Bond could feel Fanny Devine's breath coming in hot pants, pre-shrunk blue denim with fashionably ragged edges, £7.99 at better boutiques everywhere. Bond knew what the Firm expected of him. This was. . . Crash Dive!
Trembling he felt for those twin orbs so like the real honey dews you could only get at Kristato's round the corner from the Excelsio bar where they served a Negroni with Gordon's, which was the only way to serve it. Bond felt a stinging slap and opened his eyes. To his amazement Fanny Devine's eyes blazed with fury.
"Fresh guy!" she spat angrily. "Men! men! men! they are all the same, after one thing 'n' one thing only. An' we thought you wuz all different over here in London, England."
Bond dared not hope. "You mean ?"
"That's right. I'm Woman's Lib 'n' th' only true liberation for us gals is to make a complete break 'n' rupture with a male orientated 'n' masculine structured society. "
"Fanny, you mean you are. . ."
"Yes, gowan 'n' laff. I'm gay. Or tryin' to be. It's kinda hard for a normal average girl from Shaker Heights but I have taken my cue from the leaders of Woman's Lib 'n' have shaken off the grubby gropin' paws of men, men, men - all except Dads 'n' President Ford of course." Fanny rose and saluted then sat again.
Bond was thunderstruck.
"As soon as I finish my current tour of duty," Miss Devine said, "I'm goin' back to Bennington to get my Ph.D in modern free association dance 'n' I'm comin' outta th' closet, yes siree bob, I am. But until then mum is th' word, schlepp. Unnerstan'?'
Bond felt Fanny Devine, munching a jelly sandwich, which he had prepared himself, sipping a frosty bottle of 7-Up, and he returned to M where he found his chief busily dressing for the Liza Minelli Look Alike Contest scheduled for that evening at the Bosun's Mate.
"Well?" snapped M eagerly.
"Do I ever miss?" Bond replied, a secret smile playing about the corners of his lips, for M's seams were crooked.
"Not that, ducks," M said. "I mean this rhinestone choker.. Do you think it's too tacky? Mick thinks so but I said, 'Listen, cheri, is tat the essence of Liza or is tat the essence of Liza?' He's turned nasty ever since I got honourable mention in the Julie Christie Look Alike last April. 'Dear boy,' I said, 'what's the use of being a spy if you can't get yourself disguised when duty calls?' "
Bond tossed his report on the desk and headed for the door.
"So you squared us on that Taylor rumour? That was peachy of you, ducks,"
M said. "The Firm won't forget. Beyond the call, and all that. But tell me, James," M's voice dropped into a serious key, "how. . . was. . . it?"
"Not too bad," 007 replied, "but nothing like the real thing."
"Well, toujour gay, duckie," M said, "see you at the Bosun's Mate and if you wear a rhinestone choker too, I'll take away your licence to kill, honestly I will."

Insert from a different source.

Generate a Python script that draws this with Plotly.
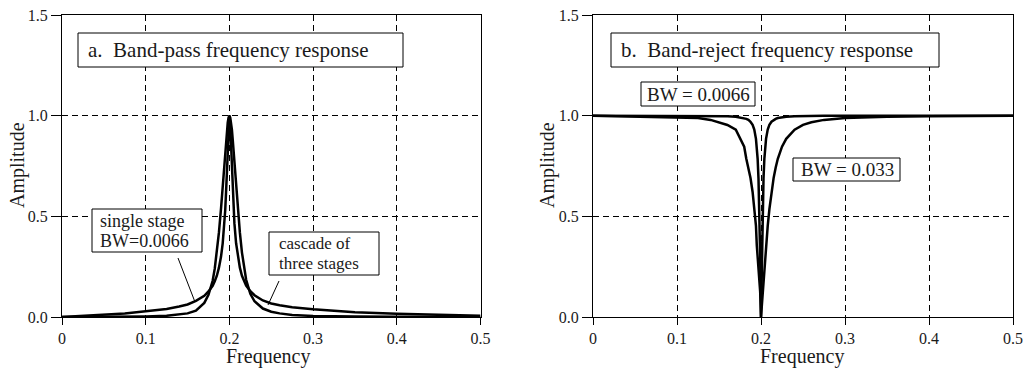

This follows Alan Coren’s lead in “Punch”. Coren’s comedy homosexuals are bitchy and only concerned about fashion. This is written in response to public comments made by the historian A.J.P Taylor that British intelligence was riddled with homosexuals. Despite being a James Bond parody, the title is a parody of le Carre’s “The Spy Who Came in from the Cold”. Unlike Cyril Connolly’s “Bond Strikes Camp” parody, the campness here is immediate and up-front. Never having read one, I don’t know how this compares to “The Man from C.A.M.P.” books, although those were written in the late 1960s for a gay audience. If I didn’t know that this had been written for “Punch” but instead thought it had appeared in “Christopher Street” or “Jeremy”, early gay magazines, how would I feel about it then? Since the gay dialogue is overplayed, and M as a drag queen is going it a bit far, I think I’d conclude it wasn’t intended as a funny parody featuring homosexuals, but that it was being funny about an idea of homosexuals. The parodying of homosexual attitudes, not of Bond as gay, is the joke. In the same way that “toujours gai” becomes “toujours gay”. Unlike Connolly, here the gays have to play straight, rather than straights as gay. As in Connolly’s piece, all the concern in Fleming’s novels about connoisseurship and international travel does transfer easily into a gay lifestyle. The “Liza” stuff ties its to its time. While the Lesbian conscious-raising is not entirely wrong in general, but certainly isn’t quite right in its specifics. Of course, lesbians aren’t unknown in Bond, so it maybe Reynold’s attempt to subvert the kinky lesbians of Bond-world with the more earnest politicised lesbians who were making themselves known.

1 comment:

François said...

I actually found this funny.
But it's nothing like “The Man from C.A.M.P.” books. They're not parody of spy novels, but rather straight (no pun intended) spy stories with gay characters. I think they're very entertaining, too.